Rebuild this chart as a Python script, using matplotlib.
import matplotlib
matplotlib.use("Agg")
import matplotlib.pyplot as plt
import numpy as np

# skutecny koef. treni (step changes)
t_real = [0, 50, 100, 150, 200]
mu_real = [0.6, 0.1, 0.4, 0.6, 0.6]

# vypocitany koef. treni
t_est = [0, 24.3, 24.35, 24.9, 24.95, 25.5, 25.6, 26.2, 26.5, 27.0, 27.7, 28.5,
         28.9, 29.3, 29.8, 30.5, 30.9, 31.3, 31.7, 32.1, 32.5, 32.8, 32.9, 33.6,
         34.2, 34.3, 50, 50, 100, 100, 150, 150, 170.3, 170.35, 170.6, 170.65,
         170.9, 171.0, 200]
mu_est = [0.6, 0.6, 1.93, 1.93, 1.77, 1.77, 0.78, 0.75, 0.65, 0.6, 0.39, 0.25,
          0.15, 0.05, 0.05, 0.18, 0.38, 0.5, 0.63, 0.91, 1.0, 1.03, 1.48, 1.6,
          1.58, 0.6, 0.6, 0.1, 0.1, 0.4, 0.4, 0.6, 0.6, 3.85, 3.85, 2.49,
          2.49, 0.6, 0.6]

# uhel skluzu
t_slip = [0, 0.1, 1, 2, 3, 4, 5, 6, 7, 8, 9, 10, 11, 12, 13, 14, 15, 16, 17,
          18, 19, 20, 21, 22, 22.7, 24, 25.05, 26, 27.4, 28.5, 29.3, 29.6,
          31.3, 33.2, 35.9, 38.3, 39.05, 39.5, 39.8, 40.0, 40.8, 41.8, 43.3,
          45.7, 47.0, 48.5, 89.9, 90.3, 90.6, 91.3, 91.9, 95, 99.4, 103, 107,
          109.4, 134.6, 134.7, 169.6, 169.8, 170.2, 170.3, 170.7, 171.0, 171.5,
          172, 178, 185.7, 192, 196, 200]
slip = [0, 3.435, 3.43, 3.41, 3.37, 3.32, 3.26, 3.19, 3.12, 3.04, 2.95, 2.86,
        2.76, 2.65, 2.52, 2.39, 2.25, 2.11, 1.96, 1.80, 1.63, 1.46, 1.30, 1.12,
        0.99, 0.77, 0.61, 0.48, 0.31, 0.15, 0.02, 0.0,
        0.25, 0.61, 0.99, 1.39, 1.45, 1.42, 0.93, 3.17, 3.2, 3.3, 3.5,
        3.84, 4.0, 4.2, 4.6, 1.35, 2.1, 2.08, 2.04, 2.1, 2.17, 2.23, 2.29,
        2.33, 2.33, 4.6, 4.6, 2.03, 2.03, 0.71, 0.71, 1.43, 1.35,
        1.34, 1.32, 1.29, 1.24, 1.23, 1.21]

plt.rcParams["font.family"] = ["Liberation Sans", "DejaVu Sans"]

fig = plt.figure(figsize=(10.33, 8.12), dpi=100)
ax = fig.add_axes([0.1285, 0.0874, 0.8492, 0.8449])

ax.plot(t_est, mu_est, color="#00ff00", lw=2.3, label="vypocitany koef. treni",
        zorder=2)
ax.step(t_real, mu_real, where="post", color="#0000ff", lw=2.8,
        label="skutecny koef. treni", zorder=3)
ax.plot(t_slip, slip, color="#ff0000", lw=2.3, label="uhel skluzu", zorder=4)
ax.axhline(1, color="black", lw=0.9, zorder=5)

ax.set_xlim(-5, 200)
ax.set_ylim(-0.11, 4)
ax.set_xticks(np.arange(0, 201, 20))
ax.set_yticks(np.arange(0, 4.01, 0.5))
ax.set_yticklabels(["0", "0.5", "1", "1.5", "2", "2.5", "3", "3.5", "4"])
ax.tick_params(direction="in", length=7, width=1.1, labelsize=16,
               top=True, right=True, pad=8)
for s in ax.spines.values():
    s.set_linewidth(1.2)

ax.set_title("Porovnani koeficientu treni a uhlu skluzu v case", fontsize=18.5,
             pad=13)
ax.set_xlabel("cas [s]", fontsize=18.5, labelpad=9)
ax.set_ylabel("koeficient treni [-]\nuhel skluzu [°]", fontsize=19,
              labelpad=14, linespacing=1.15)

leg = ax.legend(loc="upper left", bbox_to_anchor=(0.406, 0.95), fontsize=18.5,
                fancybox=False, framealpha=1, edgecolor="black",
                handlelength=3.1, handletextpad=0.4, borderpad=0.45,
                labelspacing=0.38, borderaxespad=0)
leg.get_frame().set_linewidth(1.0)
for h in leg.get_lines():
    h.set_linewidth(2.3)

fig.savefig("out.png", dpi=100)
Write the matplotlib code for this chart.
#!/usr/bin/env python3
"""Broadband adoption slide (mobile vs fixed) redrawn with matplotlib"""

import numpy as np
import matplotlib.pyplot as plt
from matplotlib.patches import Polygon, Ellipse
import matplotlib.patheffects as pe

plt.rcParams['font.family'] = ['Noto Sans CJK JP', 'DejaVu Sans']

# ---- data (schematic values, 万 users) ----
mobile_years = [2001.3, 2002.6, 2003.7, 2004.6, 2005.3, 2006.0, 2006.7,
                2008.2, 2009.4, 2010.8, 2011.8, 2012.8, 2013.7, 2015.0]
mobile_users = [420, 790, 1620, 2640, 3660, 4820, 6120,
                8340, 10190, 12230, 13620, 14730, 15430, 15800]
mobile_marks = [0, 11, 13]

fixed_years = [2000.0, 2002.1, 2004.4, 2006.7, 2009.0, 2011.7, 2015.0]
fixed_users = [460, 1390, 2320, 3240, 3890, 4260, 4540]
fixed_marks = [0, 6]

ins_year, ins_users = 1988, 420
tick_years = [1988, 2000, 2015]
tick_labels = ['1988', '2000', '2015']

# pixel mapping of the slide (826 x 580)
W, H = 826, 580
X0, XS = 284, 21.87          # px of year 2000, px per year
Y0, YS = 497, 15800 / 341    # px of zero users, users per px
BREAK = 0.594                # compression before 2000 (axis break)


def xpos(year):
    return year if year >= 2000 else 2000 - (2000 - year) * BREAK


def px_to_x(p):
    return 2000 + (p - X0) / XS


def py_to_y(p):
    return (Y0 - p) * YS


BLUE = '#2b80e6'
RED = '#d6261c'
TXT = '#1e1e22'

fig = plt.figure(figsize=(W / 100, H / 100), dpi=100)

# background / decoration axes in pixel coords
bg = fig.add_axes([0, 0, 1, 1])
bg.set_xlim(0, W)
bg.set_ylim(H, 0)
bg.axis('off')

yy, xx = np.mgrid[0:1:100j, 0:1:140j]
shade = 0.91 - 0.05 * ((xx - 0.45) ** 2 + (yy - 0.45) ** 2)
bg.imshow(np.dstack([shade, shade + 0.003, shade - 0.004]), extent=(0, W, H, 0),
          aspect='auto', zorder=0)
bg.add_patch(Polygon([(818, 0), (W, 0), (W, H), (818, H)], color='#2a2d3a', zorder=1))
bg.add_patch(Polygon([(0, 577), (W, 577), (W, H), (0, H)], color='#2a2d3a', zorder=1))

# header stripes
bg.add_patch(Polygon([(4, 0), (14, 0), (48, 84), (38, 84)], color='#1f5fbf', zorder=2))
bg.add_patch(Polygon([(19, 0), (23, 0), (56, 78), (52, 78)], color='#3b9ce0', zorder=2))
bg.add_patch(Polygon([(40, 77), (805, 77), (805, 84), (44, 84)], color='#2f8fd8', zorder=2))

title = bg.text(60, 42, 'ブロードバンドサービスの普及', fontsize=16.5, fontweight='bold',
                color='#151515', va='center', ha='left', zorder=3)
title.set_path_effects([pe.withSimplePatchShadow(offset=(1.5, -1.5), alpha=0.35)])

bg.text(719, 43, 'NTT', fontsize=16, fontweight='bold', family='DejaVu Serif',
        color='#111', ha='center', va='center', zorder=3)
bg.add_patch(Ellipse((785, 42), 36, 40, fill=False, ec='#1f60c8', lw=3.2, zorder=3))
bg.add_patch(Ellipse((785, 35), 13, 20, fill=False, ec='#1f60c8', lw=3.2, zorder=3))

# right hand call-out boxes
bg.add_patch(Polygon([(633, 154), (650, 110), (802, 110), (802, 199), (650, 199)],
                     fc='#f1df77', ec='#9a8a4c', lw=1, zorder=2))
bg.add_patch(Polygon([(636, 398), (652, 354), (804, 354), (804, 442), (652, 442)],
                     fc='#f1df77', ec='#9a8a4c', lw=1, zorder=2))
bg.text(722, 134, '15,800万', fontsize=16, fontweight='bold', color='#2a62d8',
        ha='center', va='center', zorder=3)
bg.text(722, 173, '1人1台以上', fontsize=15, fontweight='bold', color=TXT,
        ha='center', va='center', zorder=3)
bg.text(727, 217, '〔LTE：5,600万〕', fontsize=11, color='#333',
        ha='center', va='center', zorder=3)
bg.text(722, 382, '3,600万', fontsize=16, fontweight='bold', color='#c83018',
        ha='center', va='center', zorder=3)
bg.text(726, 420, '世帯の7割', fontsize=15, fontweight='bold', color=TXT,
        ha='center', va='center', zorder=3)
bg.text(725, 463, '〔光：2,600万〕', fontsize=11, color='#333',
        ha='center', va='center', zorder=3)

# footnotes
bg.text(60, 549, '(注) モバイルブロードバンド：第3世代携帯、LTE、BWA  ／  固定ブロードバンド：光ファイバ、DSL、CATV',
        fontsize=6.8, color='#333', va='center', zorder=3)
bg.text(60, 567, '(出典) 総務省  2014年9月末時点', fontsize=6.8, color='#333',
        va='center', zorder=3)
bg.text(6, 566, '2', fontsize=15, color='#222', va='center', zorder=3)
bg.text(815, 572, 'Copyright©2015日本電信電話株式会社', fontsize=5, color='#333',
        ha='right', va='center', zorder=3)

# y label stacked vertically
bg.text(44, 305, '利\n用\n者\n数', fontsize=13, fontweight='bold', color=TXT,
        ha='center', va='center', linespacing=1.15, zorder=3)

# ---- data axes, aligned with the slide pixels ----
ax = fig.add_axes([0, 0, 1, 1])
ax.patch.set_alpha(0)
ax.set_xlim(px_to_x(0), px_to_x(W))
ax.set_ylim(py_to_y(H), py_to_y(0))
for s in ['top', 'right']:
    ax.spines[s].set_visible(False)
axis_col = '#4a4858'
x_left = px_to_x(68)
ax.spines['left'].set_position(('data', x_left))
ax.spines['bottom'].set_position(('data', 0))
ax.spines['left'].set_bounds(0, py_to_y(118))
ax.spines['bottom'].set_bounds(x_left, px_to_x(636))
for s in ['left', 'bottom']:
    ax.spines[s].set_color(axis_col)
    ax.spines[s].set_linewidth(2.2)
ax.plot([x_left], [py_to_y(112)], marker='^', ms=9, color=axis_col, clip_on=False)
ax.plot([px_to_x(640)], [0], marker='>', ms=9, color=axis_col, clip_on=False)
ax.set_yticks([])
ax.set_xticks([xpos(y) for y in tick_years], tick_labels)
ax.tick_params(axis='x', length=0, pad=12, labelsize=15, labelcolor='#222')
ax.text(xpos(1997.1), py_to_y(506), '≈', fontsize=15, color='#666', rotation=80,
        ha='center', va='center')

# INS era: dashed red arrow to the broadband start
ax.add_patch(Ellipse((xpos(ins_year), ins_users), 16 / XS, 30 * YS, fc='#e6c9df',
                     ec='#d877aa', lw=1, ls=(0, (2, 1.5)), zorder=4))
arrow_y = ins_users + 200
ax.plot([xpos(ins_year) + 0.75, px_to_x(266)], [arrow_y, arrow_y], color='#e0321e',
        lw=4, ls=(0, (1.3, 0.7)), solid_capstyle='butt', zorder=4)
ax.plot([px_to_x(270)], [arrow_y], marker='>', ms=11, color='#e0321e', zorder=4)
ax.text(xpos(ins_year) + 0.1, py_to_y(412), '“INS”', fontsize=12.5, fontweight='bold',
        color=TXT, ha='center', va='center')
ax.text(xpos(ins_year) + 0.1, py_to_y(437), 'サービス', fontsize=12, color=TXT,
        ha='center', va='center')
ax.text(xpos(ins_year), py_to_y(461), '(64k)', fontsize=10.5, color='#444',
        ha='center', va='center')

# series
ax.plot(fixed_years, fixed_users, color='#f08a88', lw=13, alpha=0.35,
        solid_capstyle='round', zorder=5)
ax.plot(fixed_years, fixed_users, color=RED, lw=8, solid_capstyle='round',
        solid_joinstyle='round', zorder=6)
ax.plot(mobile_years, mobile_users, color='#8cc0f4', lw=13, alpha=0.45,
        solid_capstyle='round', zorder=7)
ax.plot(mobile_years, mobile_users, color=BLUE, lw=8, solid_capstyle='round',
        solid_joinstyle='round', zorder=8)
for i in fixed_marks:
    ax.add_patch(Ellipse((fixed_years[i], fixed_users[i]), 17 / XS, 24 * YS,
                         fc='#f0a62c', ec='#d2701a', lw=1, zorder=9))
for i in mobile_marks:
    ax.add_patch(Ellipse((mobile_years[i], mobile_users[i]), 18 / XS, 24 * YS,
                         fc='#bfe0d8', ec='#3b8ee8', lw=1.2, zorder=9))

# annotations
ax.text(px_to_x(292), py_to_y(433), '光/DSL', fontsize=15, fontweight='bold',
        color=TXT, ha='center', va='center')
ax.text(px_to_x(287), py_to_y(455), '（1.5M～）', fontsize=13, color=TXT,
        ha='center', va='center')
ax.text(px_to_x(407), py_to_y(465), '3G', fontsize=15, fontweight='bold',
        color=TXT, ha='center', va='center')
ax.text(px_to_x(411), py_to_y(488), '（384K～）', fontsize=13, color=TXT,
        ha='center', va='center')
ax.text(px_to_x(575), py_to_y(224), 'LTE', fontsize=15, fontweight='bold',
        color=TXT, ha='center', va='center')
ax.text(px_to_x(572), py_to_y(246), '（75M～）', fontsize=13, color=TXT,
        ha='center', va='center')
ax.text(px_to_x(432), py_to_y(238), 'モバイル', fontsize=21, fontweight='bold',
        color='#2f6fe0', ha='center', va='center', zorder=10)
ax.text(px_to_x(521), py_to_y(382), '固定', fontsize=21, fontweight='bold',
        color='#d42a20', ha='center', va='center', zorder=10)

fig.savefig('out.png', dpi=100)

○ ○ ○ ○ ○

• Exercise directions:
Lines from the start of the material above through the line containing "2.49, 0.6, 0.6]" are to be duplicated exactly, and only those.

• Response to this exercise:
Rebuild this chart as a Python script, using matplotlib.
import matplotlib
matplotlib.use("Agg")
import matplotlib.pyplot as plt
import numpy as np

# skutecny koef. treni (step changes)
t_real = [0, 50, 100, 150, 200]
mu_real = [0.6, 0.1, 0.4, 0.6, 0.6]

# vypocitany koef. treni
t_est = [0, 24.3, 24.35, 24.9, 24.95, 25.5, 25.6, 26.2, 26.5, 27.0, 27.7, 28.5,
         28.9, 29.3, 29.8, 30.5, 30.9, 31.3, 31.7, 32.1, 32.5, 32.8, 32.9, 33.6,
         34.2, 34.3, 50, 50, 100, 100, 150, 150, 170.3, 170.35, 170.6, 170.65,
         170.9, 171.0, 200]
mu_est = [0.6, 0.6, 1.93, 1.93, 1.77, 1.77, 0.78, 0.75, 0.65, 0.6, 0.39, 0.25,
          0.15, 0.05, 0.05, 0.18, 0.38, 0.5, 0.63, 0.91, 1.0, 1.03, 1.48, 1.6,
          1.58, 0.6, 0.6, 0.1, 0.1, 0.4, 0.4, 0.6, 0.6, 3.85, 3.85, 2.49,
          2.49, 0.6, 0.6]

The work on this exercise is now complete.